- **Task to carry out**
Using the material below, repeat exactly the lines from the one with "Rebuild this chart" through the one with "19, bottom: 250", ends included, without any images.

- **Entries provided**
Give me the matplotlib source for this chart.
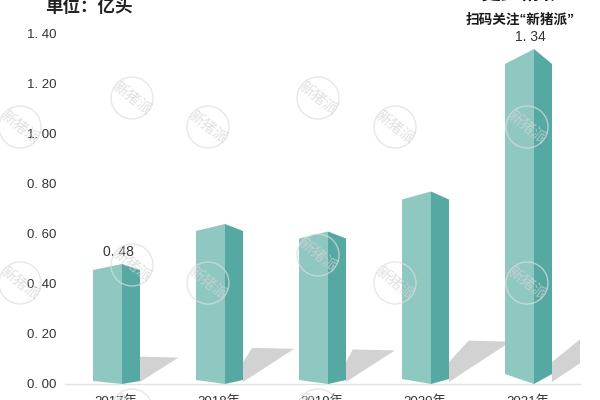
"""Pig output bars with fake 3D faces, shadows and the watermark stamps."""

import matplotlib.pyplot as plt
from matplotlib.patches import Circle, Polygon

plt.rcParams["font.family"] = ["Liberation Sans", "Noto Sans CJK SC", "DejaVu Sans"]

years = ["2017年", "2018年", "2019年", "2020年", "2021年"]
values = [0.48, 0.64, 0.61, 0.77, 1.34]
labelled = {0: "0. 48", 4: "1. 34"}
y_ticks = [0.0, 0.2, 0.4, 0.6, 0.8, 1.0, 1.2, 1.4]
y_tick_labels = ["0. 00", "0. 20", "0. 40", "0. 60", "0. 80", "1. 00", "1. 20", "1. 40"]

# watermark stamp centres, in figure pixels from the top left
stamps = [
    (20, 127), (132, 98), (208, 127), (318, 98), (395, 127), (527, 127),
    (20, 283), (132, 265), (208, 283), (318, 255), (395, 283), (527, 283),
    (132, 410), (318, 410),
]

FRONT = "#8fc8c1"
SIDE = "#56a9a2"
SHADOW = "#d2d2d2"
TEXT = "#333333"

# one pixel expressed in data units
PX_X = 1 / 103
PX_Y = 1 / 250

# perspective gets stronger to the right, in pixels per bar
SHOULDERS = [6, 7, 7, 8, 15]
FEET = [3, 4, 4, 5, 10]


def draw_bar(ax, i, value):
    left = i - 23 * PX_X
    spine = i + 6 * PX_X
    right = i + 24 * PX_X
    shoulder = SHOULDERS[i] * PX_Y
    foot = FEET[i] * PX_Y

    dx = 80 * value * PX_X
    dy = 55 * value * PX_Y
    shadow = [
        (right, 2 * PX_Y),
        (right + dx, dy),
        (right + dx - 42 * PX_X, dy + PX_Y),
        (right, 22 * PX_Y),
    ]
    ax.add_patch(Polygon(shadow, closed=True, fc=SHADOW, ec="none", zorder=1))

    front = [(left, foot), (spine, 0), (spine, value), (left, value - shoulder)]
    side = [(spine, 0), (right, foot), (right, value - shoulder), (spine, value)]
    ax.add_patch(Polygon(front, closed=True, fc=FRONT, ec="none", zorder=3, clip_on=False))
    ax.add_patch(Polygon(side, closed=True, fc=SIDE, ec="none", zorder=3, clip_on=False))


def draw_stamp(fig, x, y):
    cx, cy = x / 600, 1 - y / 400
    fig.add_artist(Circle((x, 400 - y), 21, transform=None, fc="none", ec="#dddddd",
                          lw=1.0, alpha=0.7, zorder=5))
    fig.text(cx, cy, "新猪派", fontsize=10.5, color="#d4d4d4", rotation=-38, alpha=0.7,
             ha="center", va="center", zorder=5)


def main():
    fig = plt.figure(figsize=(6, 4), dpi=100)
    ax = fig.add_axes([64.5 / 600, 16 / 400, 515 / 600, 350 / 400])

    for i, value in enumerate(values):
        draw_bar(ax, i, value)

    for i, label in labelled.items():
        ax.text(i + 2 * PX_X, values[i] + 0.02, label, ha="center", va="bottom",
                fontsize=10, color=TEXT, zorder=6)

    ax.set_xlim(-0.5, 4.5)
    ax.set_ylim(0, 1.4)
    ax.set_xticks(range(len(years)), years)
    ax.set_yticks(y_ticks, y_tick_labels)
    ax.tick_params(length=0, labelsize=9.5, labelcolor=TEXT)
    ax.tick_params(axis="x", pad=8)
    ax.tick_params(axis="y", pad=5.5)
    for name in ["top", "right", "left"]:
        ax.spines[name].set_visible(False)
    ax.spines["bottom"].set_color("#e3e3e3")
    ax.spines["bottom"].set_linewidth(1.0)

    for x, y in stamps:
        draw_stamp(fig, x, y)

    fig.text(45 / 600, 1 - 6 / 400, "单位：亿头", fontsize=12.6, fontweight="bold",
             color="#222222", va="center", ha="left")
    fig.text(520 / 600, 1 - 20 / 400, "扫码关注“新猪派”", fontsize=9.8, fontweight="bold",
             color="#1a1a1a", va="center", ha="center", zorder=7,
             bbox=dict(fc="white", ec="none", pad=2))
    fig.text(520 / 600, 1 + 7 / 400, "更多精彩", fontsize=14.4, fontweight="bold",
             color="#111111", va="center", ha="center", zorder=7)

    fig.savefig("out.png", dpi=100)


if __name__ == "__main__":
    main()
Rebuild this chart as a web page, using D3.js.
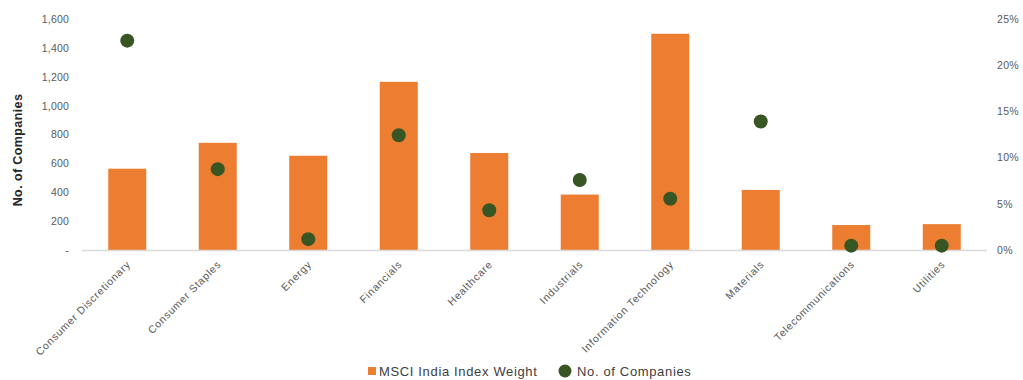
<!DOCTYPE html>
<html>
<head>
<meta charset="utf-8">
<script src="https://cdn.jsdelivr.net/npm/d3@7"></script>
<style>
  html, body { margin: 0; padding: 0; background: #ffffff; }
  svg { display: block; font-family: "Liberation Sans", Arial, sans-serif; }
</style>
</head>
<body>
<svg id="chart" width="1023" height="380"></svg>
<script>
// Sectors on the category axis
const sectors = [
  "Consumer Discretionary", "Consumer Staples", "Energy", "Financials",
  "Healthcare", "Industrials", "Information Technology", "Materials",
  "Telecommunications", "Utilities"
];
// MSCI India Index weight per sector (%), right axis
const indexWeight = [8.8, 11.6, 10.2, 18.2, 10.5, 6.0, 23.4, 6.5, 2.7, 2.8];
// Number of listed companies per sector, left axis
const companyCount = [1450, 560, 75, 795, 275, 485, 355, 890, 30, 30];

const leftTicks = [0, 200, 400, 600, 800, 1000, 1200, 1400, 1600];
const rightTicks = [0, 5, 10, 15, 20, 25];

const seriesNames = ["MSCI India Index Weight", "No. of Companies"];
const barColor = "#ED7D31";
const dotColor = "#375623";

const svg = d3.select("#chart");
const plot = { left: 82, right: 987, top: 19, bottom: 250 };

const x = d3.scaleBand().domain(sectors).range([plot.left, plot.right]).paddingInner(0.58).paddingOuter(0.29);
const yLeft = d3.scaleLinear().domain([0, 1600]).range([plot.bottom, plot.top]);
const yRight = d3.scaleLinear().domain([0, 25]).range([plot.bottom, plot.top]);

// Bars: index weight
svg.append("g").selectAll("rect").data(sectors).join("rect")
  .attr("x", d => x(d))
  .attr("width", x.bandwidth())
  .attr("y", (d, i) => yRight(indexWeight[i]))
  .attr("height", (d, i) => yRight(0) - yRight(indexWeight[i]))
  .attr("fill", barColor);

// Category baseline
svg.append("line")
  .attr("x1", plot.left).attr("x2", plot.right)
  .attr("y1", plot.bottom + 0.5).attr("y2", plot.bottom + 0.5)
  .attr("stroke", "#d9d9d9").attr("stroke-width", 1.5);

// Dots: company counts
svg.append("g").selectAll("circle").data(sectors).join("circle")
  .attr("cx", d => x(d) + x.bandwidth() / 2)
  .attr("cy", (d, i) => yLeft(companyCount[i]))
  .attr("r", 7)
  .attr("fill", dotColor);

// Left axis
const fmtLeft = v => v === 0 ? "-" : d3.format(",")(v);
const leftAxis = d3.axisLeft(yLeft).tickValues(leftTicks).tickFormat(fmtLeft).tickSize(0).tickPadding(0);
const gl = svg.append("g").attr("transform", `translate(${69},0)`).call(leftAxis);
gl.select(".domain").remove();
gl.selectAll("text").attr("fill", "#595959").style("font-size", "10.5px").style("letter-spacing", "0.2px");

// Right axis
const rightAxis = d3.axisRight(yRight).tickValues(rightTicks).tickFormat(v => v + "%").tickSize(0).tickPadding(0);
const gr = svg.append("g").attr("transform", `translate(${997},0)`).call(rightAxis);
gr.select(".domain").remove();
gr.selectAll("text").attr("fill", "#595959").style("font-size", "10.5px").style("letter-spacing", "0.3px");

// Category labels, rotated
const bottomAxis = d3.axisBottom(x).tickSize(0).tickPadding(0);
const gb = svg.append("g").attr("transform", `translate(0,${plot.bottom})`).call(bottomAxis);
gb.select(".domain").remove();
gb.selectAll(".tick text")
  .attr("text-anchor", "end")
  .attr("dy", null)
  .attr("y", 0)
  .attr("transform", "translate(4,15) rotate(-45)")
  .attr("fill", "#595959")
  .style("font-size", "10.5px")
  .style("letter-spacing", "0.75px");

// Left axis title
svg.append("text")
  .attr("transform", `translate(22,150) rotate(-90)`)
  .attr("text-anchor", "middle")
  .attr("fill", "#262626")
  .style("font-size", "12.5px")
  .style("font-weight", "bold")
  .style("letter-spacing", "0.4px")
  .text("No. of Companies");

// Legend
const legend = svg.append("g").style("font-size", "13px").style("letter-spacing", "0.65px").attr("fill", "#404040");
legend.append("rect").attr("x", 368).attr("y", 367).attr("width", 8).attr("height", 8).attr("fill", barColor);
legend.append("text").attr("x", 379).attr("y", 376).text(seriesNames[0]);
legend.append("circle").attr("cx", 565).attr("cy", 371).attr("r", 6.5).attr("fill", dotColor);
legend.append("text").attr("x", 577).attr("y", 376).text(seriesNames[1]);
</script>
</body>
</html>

- **Task solution**
Rebuild this chart as a web page, using D3.js.
<!DOCTYPE html>
<html>
<head>
<meta charset="utf-8">
<script src="https://cdn.jsdelivr.net/npm/d3@7"></script>
<style>
  html, body { margin: 0; padding: 0; background: #ffffff; }
  svg { display: block; font-family: "Liberation Sans", Arial, sans-serif; }
</style>
</head>
<body>
<svg id="chart" width="1023" height="380"></svg>
<script>
// Sectors on the category axis
const sectors = [
  "Consumer Discretionary", "Consumer Staples", "Energy", "Financials",
  "Healthcare", "Industrials", "Information Technology", "Materials",
  "Telecommunications", "Utilities"
];
// MSCI India Index weight per sector (%), right axis
const indexWeight = [8.8, 11.6, 10.2, 18.2, 10.5, 6.0, 23.4, 6.5, 2.7, 2.8];
// Number of listed companies per sector, left axis
const companyCount = [1450, 560, 75, 795, 275, 485, 355, 890, 30, 30];

const leftTicks = [0, 200, 400, 600, 800, 1000, 1200, 1400, 1600];
const rightTicks = [0, 5, 10, 15, 20, 25];

const seriesNames = ["MSCI India Index Weight", "No. of Companies"];
const barColor = "#ED7D31";
const dotColor = "#375623";

const svg = d3.select("#chart");
const plot = { left: 82, right: 987, top: 19, bottom: 250 };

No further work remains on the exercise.